EXERCISE AIM
Retype the records below from their first line through the line holding "ax.plot(days, settle, color=line_color, lw=1.0)", including both ends and no pictures.

— Start of RECORD SET —

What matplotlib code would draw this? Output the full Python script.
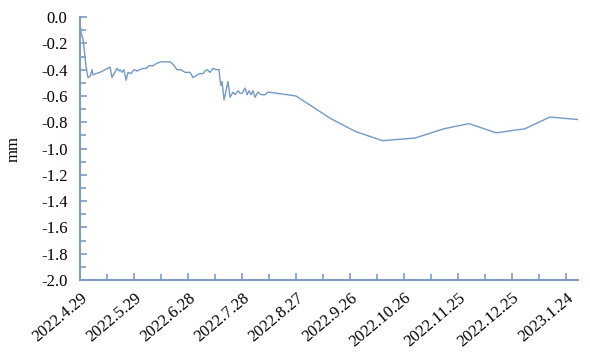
import matplotlib.pyplot as plt
from matplotlib.ticker import MultipleLocator

plt.rcParams['font.family'] = ['Liberation Serif', 'DejaVu Serif']

# days since 2022.4.29
days = [0, 0.3, 0.6, 1.7, 2.2, 3.3, 4.4, 5.6, 6.7, 7.2, 8.9, 11.1, 13.9, 16.7,
        17.8, 18.9, 20.6, 21.7, 22.2, 23.3, 24.4, 25.6, 26.7, 28.3, 30.0, 31.7,
        33.3, 35.0, 36.7, 38.3, 40.6, 42.8, 45.0, 47.2, 50.0, 51.7, 52.8, 53.9,
        56.1, 58.3, 61.1, 62.8, 65.0, 66.7, 68.3, 69.4, 70.6, 72.2, 73.9, 75.6,
        77.2, 77.8, 78.3, 78.9, 80.0, 81.1, 82.2, 83.3, 85.0, 86.1, 87.8, 88.9,
        90.0, 91.7, 92.8, 93.9, 95.0, 96.1, 97.2, 98.9, 100.6, 102.8, 104.4,
        120, 139, 153, 168, 186, 202, 216, 231, 247, 261, 277]
settle = [-0.06, -0.08, -0.12, -0.17, -0.23, -0.37, -0.46, -0.45, -0.40, -0.44,
          -0.43, -0.42, -0.40, -0.38, -0.46, -0.43, -0.39, -0.41, -0.40, -0.42,
          -0.40, -0.48, -0.42, -0.43, -0.40, -0.41, -0.40, -0.39, -0.39, -0.37,
          -0.37, -0.35, -0.34, -0.34, -0.34, -0.36, -0.38, -0.40, -0.40, -0.42,
          -0.42, -0.46, -0.44, -0.43, -0.43, -0.41, -0.40, -0.42, -0.39, -0.40,
          -0.40, -0.48, -0.52, -0.49, -0.63, -0.56, -0.49, -0.61, -0.57, -0.59,
          -0.56, -0.58, -0.58, -0.54, -0.59, -0.56, -0.59, -0.56, -0.61, -0.57,
          -0.59, -0.59, -0.57,
          -0.60, -0.77, -0.87, -0.94, -0.92, -0.85, -0.81, -0.88, -0.85, -0.76,
          -0.78]

tick_days = [0, 30, 60, 90, 120, 150, 180, 210, 240, 270]
tick_labels = ['2022.4.29', '2022.5.29', '2022.6.28', '2022.7.28', '2022.8.27',
               '2022.9.26', '2022.10.26', '2022.11.25', '2022.12.25', '2023.1.24']

axis_color = '#7d9cbf'
line_color = '#7399c4'

fig = plt.figure(figsize=(5.9, 3.57), dpi=100)
ax = fig.add_axes([0.1356, 0.2157, 0.8444, 0.7363])
ax.plot(days, settle, color=line_color, lw=1.0)

ax.set_xlim(0, 276.7)
ax.set_ylim(-2.0, 0.0)
ax.set_xticks(tick_days)
ax.set_xticklabels(tick_labels, rotation=40, ha='right', rotation_mode='anchor',
                   fontsize=12)
ax.xaxis.set_minor_locator(MultipleLocator(15))
ax.yaxis.set_major_locator(MultipleLocator(0.2))
ax.yaxis.set_minor_locator(MultipleLocator(0.1))
ax.set_yticklabels(['%.1f' % v for v in ax.get_yticks()], fontsize=12)
ax.set_ylabel('mm', fontsize=12, labelpad=14)

for s in ['top', 'right']:
    ax.spines[s].set_visible(False)
for s in ['left', 'bottom']:
    ax.spines[s].set_color(axis_color)
    ax.spines[s].set_linewidth(1.5)
ax.tick_params(which='both', direction='in', color=axis_color, width=1.2)
ax.tick_params(which='major', length=5)
ax.tick_params(which='minor', length=4)
ax.tick_params(axis='y', pad=9)
ax.tick_params(axis='x', pad=7)

fig.savefig('out.png', dpi=100)
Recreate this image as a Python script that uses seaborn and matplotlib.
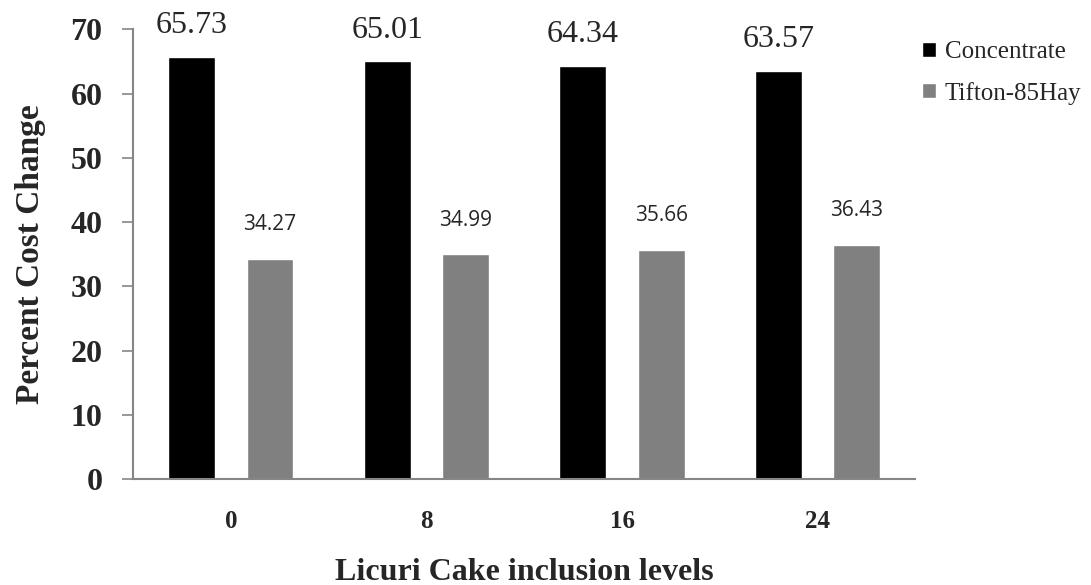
import pandas as pd
import seaborn as sns
import matplotlib.pyplot as plt

levels = ['0', '8', '16', '24']
concentrate = [65.73, 65.01, 64.34, 63.57]
tifton = [34.27, 34.99, 35.66, 36.43]
series = ['Concentrate', 'Tifton-85Hay']

df = pd.DataFrame({
    'level': levels * 2,
    'value': concentrate + tifton,
    'serie': [series[0]] * 4 + [series[1]] * 4,
})

sns.set_style('white')
plt.rcParams['font.family'] = ['Liberation Serif', 'DejaVu Serif']

fig = plt.figure(figsize=(10.91, 5.85), dpi=100)
ax = fig.add_axes([0.122, 0.181, 0.717, 0.769])

sns.barplot(data=df, x='level', y='value', hue='serie', order=levels,
            hue_order=series, palette=['#000000', '#808080'],
            width=0.8, gap=0.4, saturation=1, errorbar=None, ax=ax)

# value labels
ax.bar_label(ax.containers[0], labels=[f'{v:.2f}' for v in concentrate],
             padding=12, fontsize=23)
ax.bar_label(ax.containers[1], labels=[f'{v:.2f}' for v in tifton],
             padding=17, fontsize=15, family='Open Sans')

ax.set_ylim(0, 70)
ax.set_xlim(-0.5, 3.5)
ax.set_yticks(range(0, 71, 10))
ax.set_yticklabels([str(t) for t in range(0, 71, 10)], fontsize=23, fontweight='bold')
ax.set_xticks([0, 1, 2, 3])
ax.set_xticklabels(levels, fontsize=18, fontweight='bold')
ax.set_xticks([-0.5, 0.5, 1.5, 2.5, 3.5], minor=True)
ax.tick_params(axis='x', which='major', length=0, pad=22)
ax.tick_params(axis='x', which='minor', length=6, color='#868686', width=1.2, direction='out')
ax.tick_params(axis='y', length=8, color='#868686', width=1.2, direction='out', left=True, pad=14)

for s in ['top', 'right']:
    ax.spines[s].set_visible(False)
for s in ['left', 'bottom']:
    ax.spines[s].set_color('#868686')
    ax.spines[s].set_linewidth(1.5)

ax.set_ylabel('Percent Cost Change', fontsize=24, fontweight='bold', labelpad=18)
ax.set_xlabel('Licuri Cake inclusion levels', fontsize=23, fontweight='bold', labelpad=18)

ax.legend(loc='upper left', bbox_to_anchor=(922 / 1091, 0.93),
          bbox_transform=fig.transFigure, frameon=False,
          fontsize=18, handlelength=0.55, handleheight=0.55, handletextpad=0.35,
          labelspacing=0.75, borderpad=0, borderaxespad=0)

fig.savefig('out.png', dpi=100)
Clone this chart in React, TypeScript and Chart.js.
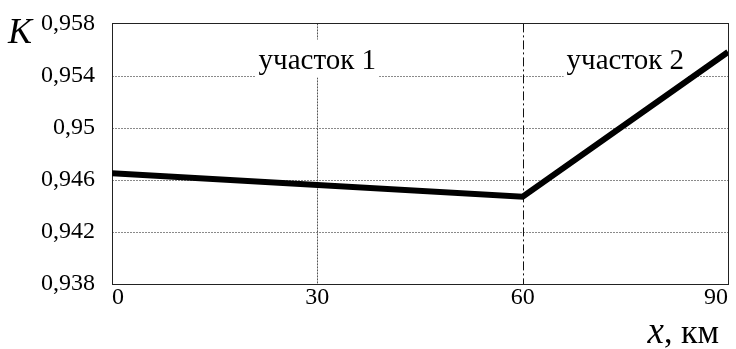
import React, { useEffect, useRef } from "react";
import { Chart, registerables } from "chart.js";

Chart.register(...registerables);

// ---- data ----
const xValues = [0, 60, 90];
const kValues = [0.9465, 0.9447, 0.9558];
const yTicks = [0.938, 0.942, 0.946, 0.95, 0.954, 0.958];
const xTicks = [0, 30, 60, 90];
const sectionLabels = ["участок 1", "участок 2"];
const sectionCenters = [30, 75];
const sectionLabelLevel = 0.954;
const boundaryX = 60;
const yTitle = "K";
const xTitleVar = "x";
const xTitleUnit = ", км";

const SERIF = '"Liberation Serif", "Times New Roman", serif';

const decorPlugin = {
  id: "decor",
  beforeDatasetsDraw(chart: any) {
    const { ctx, chartArea } = chart;
    const xs = chart.scales.x;
    const ys = chart.scales.y;
    const { left, right, top, bottom } = chartArea;
    ctx.save();
    ctx.strokeStyle = "#8a8a8a";
    ctx.lineWidth = 1;
    ctx.setLineDash([2, 1]);
    yTicks.forEach((v) => {
      if (v === yTicks[0] || v === yTicks[yTicks.length - 1]) return;
      const y = Math.round(ys.getPixelForValue(v)) + 0.5;
      ctx.beginPath();
      ctx.moveTo(left, y);
      ctx.lineTo(right, y);
      ctx.stroke();
    });
    xTicks.forEach((v) => {
      if (v === xTicks[0] || v === xTicks[xTicks.length - 1] || v === boundaryX) return;
      const x = Math.round(xs.getPixelForValue(v)) + 0.5;
      ctx.strokeStyle = "#555";
      ctx.beginPath();
      ctx.moveTo(x, top);
      ctx.lineTo(x, bottom);
      ctx.stroke();
    });
    ctx.strokeStyle = "#111";
    ctx.setLineDash([9, 3, 2, 3]);
    const bx = Math.round(xs.getPixelForValue(boundaryX)) + 0.5;
    ctx.beginPath();
    ctx.moveTo(bx, top);
    ctx.lineTo(bx, bottom);
    ctx.stroke();
    ctx.setLineDash([]);
    ctx.strokeStyle = "#222";
    ctx.lineWidth = 1;
    ctx.strokeRect(Math.round(left) + 0.5, Math.round(top) + 0.5, Math.round(right - left), Math.round(bottom - top));

    ctx.font = `29px ${SERIF}`;
    ctx.textAlign = "center";
    ctx.textBaseline = "alphabetic";
    const ly = ys.getPixelForValue(sectionLabelLevel);
    sectionLabels.forEach((t, i) => {
      const cx = xs.getPixelForValue(sectionCenters[i]);
      const w = ctx.measureText(t).width;
      ctx.fillStyle = "#fff";
      ctx.fillRect(cx - w / 2 - 3, ly - 36, w + 6, 38);
      ctx.fillStyle = "#000";
      ctx.fillText(t, cx, ly - 7);
    });
    ctx.restore();
  },
  afterDraw(chart: any) {
    const { ctx } = chart;
    ctx.save();
    ctx.fillStyle = "#000";
    ctx.textBaseline = "alphabetic";
    ctx.textAlign = "left";
    ctx.font = `italic 36px ${SERIF}`;
    ctx.fillText(yTitle, 8, 43);
    ctx.font = `italic 37px ${SERIF}`;
    const w1 = ctx.measureText(xTitleVar).width;
    ctx.font = `34px ${SERIF}`;
    const w2 = ctx.measureText(xTitleUnit).width;
    const startX = 719 - w1 - w2;
    ctx.font = `italic 37px ${SERIF}`;
    ctx.fillText(xTitleVar, startX, 343);
    ctx.font = `34px ${SERIF}`;
    ctx.fillText(xTitleUnit, startX + w1, 343);
    ctx.restore();
  },
};

export default function App() {
  const ref = useRef<HTMLCanvasElement>(null);
  useEffect(() => {
    document.body.style.margin = "0";
    const canvas = ref.current!;
    const chart = new Chart(canvas, {
      type: "line",
      data: {
        datasets: [
          {
            data: xValues.map((x, i) => ({ x, y: kValues[i] })),
            borderColor: "#000",
            borderWidth: 6,
            pointRadius: 0,
            tension: 0,
            fill: false,
          },
        ],
      },
      options: {
        animation: false,
        responsive: false,
        devicePixelRatio: 1,
        layout: { padding: { left: 0, right: 8, top: 17, bottom: 0 } },
        plugins: { legend: { display: false }, tooltip: { enabled: false } },
        scales: {
          x: {
            type: "linear",
            min: xTicks[0],
            max: xTicks[xTicks.length - 1],
            grid: { display: false },
            border: { display: false },
            afterBuildTicks: (s: any) => {
              s.ticks = xTicks.map((v) => ({ value: v }));
            },
            afterFit: (s: any) => {
              s.height = 65;
            },
            ticks: {
              align: "inner",
              padding: -9,
              color: "#000",
              font: { family: SERIF, size: 24 },
              maxRotation: 0,
              callback: (v: any) => String(v),
            },
          },
          y: {
            type: "linear",
            min: yTicks[0],
            max: yTicks[yTicks.length - 1],
            grid: { display: false },
            border: { display: false },
            afterBuildTicks: (s: any) => {
              s.ticks = yTicks.map((v) => ({ value: v }));
            },
            afterFit: (s: any) => {
              s.width = 112;
            },
            ticks: {
              padding: 9,
              color: "#000",
              font: { family: SERIF, size: 24 },
              callback: (v: any) => String(Number(v).toFixed(3)).replace(/0+$/, "").replace(".", ","),
            },
          },
        },
      },
      plugins: [decorPlugin],
    } as any);
    return () => chart.destroy();
  }, []);
  return (
    <div style={{ position: "absolute", left: 0, top: 0, width: 736, height: 349, background: "#fff" }}>
      <canvas ref={ref} width={736} height={349} style={{ display: "block", width: 736, height: 349 }} />
    </div>
  );
}
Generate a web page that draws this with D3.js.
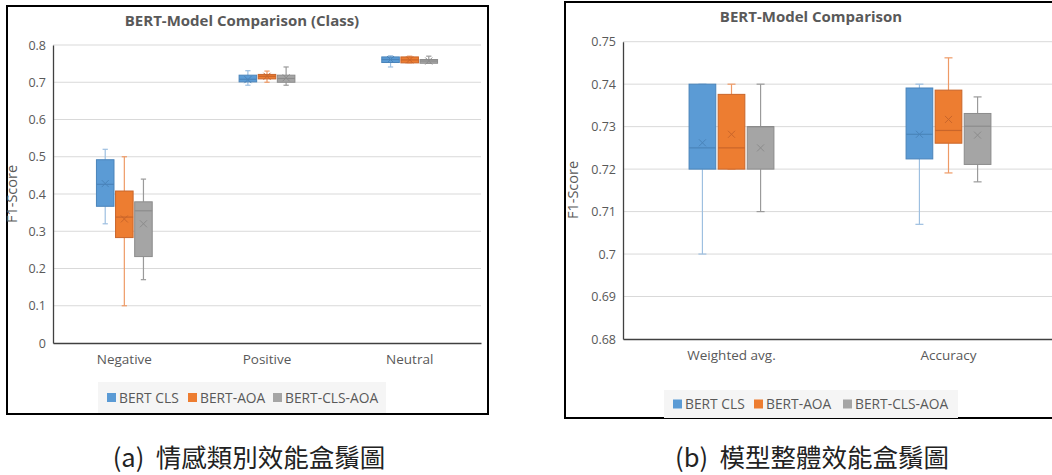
<!DOCTYPE html>
<html lang="zh-Hant">
<head>
<meta charset="UTF-8">
<title>BERT-Model Comparison</title>
<script src="https://d3js.org/d3.v7.min.js"></script>
<style>
    body { margin: 0; background: #fff; }
    svg { display: block; }
    text { font-family: "Open Sans", "Noto Sans", sans-serif; fill: #595959; }
    .caption { font-family: "Noto Sans CJK TC", "Noto Sans", sans-serif; fill: #222; white-space: pre; }
</style>
</head>
<body>
<svg id="chart" width="1052" height="475"></svg>
<script>
// categories and series
const classCats = ["Negative", "Positive", "Neutral"];
const overallCats = ["Weighted avg.", "Accuracy"];
const seriesNames = ["BERT CLS", "BERT-AOA", "BERT-CLS-AOA"];

// each entry: [min, q1, median, q3, max, mean]
const classBertCls    = [[0.32, 0.367, 0.426, 0.492, 0.52, 0.428], [0.692, 0.701, 0.708, 0.719, 0.731, 0.707], [0.741, 0.753, 0.761, 0.768, 0.771, 0.761]];
const classBertAoa    = [[0.10, 0.283, 0.338, 0.408, 0.50, 0.333], [0.700, 0.709, 0.716, 0.721, 0.730, 0.716], [0.752, 0.752, 0.760, 0.768, 0.770, 0.760]];
const classBertClsAoa = [[0.17, 0.232, 0.355, 0.379, 0.44, 0.320], [0.692, 0.700, 0.710, 0.719, 0.741, 0.712], [0.751, 0.751, 0.757, 0.761, 0.770, 0.757]];

const overallBertCls    = [[0.700, 0.720, 0.725, 0.740, 0.740, 0.7262], [0.707, 0.7224, 0.7282, 0.7391, 0.740, 0.7282]];
const overallBertAoa    = [[0.720, 0.720, 0.725, 0.7376, 0.740, 0.7282], [0.7191, 0.7261, 0.7291, 0.7386, 0.7462, 0.7317]];
const overallBertClsAoa = [[0.710, 0.720, 0.730, 0.730, 0.740, 0.725], [0.717, 0.7211, 0.7301, 0.7331, 0.737, 0.728]];

const classTicks = [0, 0.1, 0.2, 0.3, 0.4, 0.5, 0.6, 0.7, 0.8];
const overallTicks = [0.68, 0.69, 0.70, 0.71, 0.72, 0.73, 0.74, 0.75];

const fills = ["#5b9bd5", "#ed7d31", "#a5a5a5"];
const darks = ["#4a84ba", "#c9652a", "#8c8c8c"];
const whiskerCols = ["#9dbfe0", "#ee9a66", "#9a9a9a"];

const svg = d3.select("#chart");

function drawPanel(cfg) {
    const g = svg.append("g");

    // frame
    g.append("rect")
        .attr("x", cfg.frame[0]).attr("y", cfg.frame[1])
        .attr("width", cfg.frame[2]).attr("height", cfg.frame[3])
        .attr("fill", "#fff").attr("stroke", "#000").attr("stroke-width", 2);

    const x = d3.scaleBand().domain(cfg.cats).range([cfg.left, cfg.right]);
    const y = d3.scaleLinear().domain(cfg.domain).range([cfg.bottom, cfg.top]);

    // gridlines
    g.append("g").selectAll("line")
        .data(cfg.ticks.slice(1))
        .join("line")
        .attr("x1", cfg.left).attr("x2", cfg.right)
        .attr("y1", d => y(d)).attr("y2", d => y(d))
        .attr("stroke", "#d9d9d9").attr("stroke-width", 1);

    // axes
    const yAxis = g.append("g")
        .attr("transform", `translate(${cfg.left},0)`)
        .call(d3.axisLeft(y).tickValues(cfg.ticks).tickSize(0).tickPadding(7).tickFormat(d3.format("~g")));
    yAxis.select(".domain").attr("stroke", "#404040").attr("stroke-width", 1.3);
    yAxis.selectAll("text").attr("font-size", 12.5).attr("fill", "#595959")
        .style("font-family", "'Open Sans', sans-serif");

    const xAxis = g.append("g")
        .attr("transform", `translate(0,${cfg.bottom})`)
        .call(d3.axisBottom(x).tickSize(0).tickPadding(11));
    xAxis.select(".domain").attr("stroke", "#404040").attr("stroke-width", 1.3);
    xAxis.selectAll("text").attr("font-size", 13.5).attr("fill", "#595959")
        .style("font-family", "'Open Sans', sans-serif");

    // title
    g.append("text")
        .attr("x", cfg.titleX).attr("y", cfg.titleY)
        .attr("text-anchor", "middle")
        .attr("font-size", 15).attr("font-weight", "bold")
        .text(cfg.title);

    // y label
    g.append("text")
        .attr("transform", `translate(${cfg.ylabX},${cfg.ylabY}) rotate(-90)`)
        .attr("text-anchor", "middle")
        .attr("font-size", 14.5)
        .text("F1-Score");

    // boxes
    const bw = x.bandwidth();
    const step = bw * 0.134;
    const boxW = bw * 0.123;
    const capW = Math.max(5, boxW * 0.3);

    cfg.series.forEach((stats, si) => {
        const sg = g.append("g");
        stats.forEach((s, ci) => {
            const [mn, q1, med, q3, mx, mean] = s;
            const cx = x(cfg.cats[ci]) + bw / 2 + (si - 1) * step;
            // whiskers
            sg.append("line")
                .attr("x1", cx).attr("x2", cx)
                .attr("y1", y(mx)).attr("y2", y(q3))
                .attr("stroke", whiskerCols[si]).attr("stroke-width", 1.2);
            sg.append("line")
                .attr("x1", cx).attr("x2", cx)
                .attr("y1", y(q1)).attr("y2", y(mn))
                .attr("stroke", whiskerCols[si]).attr("stroke-width", 1.2);
            [mn, mx].forEach(v => {
                sg.append("line")
                    .attr("x1", cx - capW / 2).attr("x2", cx + capW / 2)
                    .attr("y1", y(v)).attr("y2", y(v))
                    .attr("stroke", whiskerCols[si]).attr("stroke-width", 1.2);
            });
            // box
            sg.append("rect")
                .attr("x", cx - boxW / 2).attr("y", y(q3))
                .attr("width", boxW).attr("height", Math.max(1, y(q1) - y(q3)))
                .attr("fill", fills[si]).attr("stroke", darks[si]).attr("stroke-width", 1);
            // median
            sg.append("line")
                .attr("x1", cx - boxW / 2).attr("x2", cx + boxW / 2)
                .attr("y1", y(med)).attr("y2", y(med))
                .attr("stroke", darks[si]).attr("stroke-width", 1.2);
            // mean marker
            const m = Math.min(3.5, boxW * 0.2);
            sg.append("path")
                .attr("d", `M${cx - m},${y(mean) - m}L${cx + m},${y(mean) + m}M${cx - m},${y(mean) + m}L${cx + m},${y(mean) - m}`)
                .attr("stroke", darks[si]).attr("stroke-width", 1).attr("fill", "none");
        });
    });

    // legend
    const lg = g.append("g");
    lg.append("rect")
        .attr("x", cfg.legend.x).attr("y", cfg.legend.y)
        .attr("width", cfg.legend.w).attr("height", cfg.legend.h)
        .attr("fill", "#f5f5f5");
    seriesNames.forEach((name, i) => {
        const lx = cfg.legend.items[i];
        const ly = cfg.legend.y + cfg.legend.h / 2;
        lg.append("rect")
            .attr("x", lx).attr("y", ly - 4.5)
            .attr("width", 9).attr("height", 9)
            .attr("fill", fills[i]);
        lg.append("text")
            .attr("x", lx + 12).attr("y", ly + 5)
            .attr("font-size", 13.8)
            .text(name);
    });
}

drawPanel({
    frame: [7, 6, 481, 408],
    cats: classCats,
    series: [classBertCls, classBertAoa, classBertClsAoa],
    domain: [0, 0.8],
    ticks: classTicks,
    left: 53, right: 481, top: 45, bottom: 343,
    title: "BERT-Model Comparison (Class)", titleX: 242, titleY: 26,
    ylabX: 17, ylabY: 194,
    legend: { x: 98, y: 382, w: 288, h: 31, items: [107, 188, 273] }
});

drawPanel({
    frame: [565, 2, 520, 416],
    cats: overallCats,
    series: [overallBertCls, overallBertAoa, overallBertClsAoa],
    domain: [0.68, 0.75],
    ticks: overallTicks,
    left: 623, right: 1057, top: 41.7, bottom: 339,
    title: "BERT-Model Comparison", titleX: 811, titleY: 22,
    ylabX: 578, ylabY: 190,
    legend: { x: 664, y: 390, w: 294, h: 28, items: [673, 754, 843] }
});

// captions
svg.append("text").attr("class", "caption")
    .attr("x", 249).attr("y", 467)
    .attr("text-anchor", "middle")
    .attr("font-size", 25.5)
    .text("(a)  情感類別效能盒鬚圖");
svg.append("text").attr("class", "caption")
    .attr("x", 812).attr("y", 467)
    .attr("text-anchor", "middle")
    .attr("font-size", 25.5)
    .text("(b)  模型整體效能盒鬚圖");
</script>
</body>
</html>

— End of RECORD SET —

RESPONSE TO THIS EXERCISE
What matplotlib code would draw this? Output the full Python script.
import matplotlib.pyplot as plt
from matplotlib.ticker import MultipleLocator

plt.rcParams['font.family'] = ['Liberation Serif', 'DejaVu Serif']

# days since 2022.4.29
days = [0, 0.3, 0.6, 1.7, 2.2, 3.3, 4.4, 5.6, 6.7, 7.2, 8.9, 11.1, 13.9, 16.7,
        17.8, 18.9, 20.6, 21.7, 22.2, 23.3, 24.4, 25.6, 26.7, 28.3, 30.0, 31.7,
        33.3, 35.0, 36.7, 38.3, 40.6, 42.8, 45.0, 47.2, 50.0, 51.7, 52.8, 53.9,
        56.1, 58.3, 61.1, 62.8, 65.0, 66.7, 68.3, 69.4, 70.6, 72.2, 73.9, 75.6,
        77.2, 77.8, 78.3, 78.9, 80.0, 81.1, 82.2, 83.3, 85.0, 86.1, 87.8, 88.9,
        90.0, 91.7, 92.8, 93.9, 95.0, 96.1, 97.2, 98.9, 100.6, 102.8, 104.4,
        120, 139, 153, 168, 186, 202, 216, 231, 247, 261, 277]
settle = [-0.06, -0.08, -0.12, -0.17, -0.23, -0.37, -0.46, -0.45, -0.40, -0.44,
          -0.43, -0.42, -0.40, -0.38, -0.46, -0.43, -0.39, -0.41, -0.40, -0.42,
          -0.40, -0.48, -0.42, -0.43, -0.40, -0.41, -0.40, -0.39, -0.39, -0.37,
          -0.37, -0.35, -0.34, -0.34, -0.34, -0.36, -0.38, -0.40, -0.40, -0.42,
          -0.42, -0.46, -0.44, -0.43, -0.43, -0.41, -0.40, -0.42, -0.39, -0.40,
          -0.40, -0.48, -0.52, -0.49, -0.63, -0.56, -0.49, -0.61, -0.57, -0.59,
          -0.56, -0.58, -0.58, -0.54, -0.59, -0.56, -0.59, -0.56, -0.61, -0.57,
          -0.59, -0.59, -0.57,
          -0.60, -0.77, -0.87, -0.94, -0.92, -0.85, -0.81, -0.88, -0.85, -0.76,
          -0.78]

tick_days = [0, 30, 60, 90, 120, 150, 180, 210, 240, 270]
tick_labels = ['2022.4.29', '2022.5.29', '2022.6.28', '2022.7.28', '2022.8.27',
               '2022.9.26', '2022.10.26', '2022.11.25', '2022.12.25', '2023.1.24']

axis_color = '#7d9cbf'
line_color = '#7399c4'

fig = plt.figure(figsize=(5.9, 3.57), dpi=100)
ax = fig.add_axes([0.1356, 0.2157, 0.8444, 0.7363])
ax.plot(days, settle, color=line_color, lw=1.0)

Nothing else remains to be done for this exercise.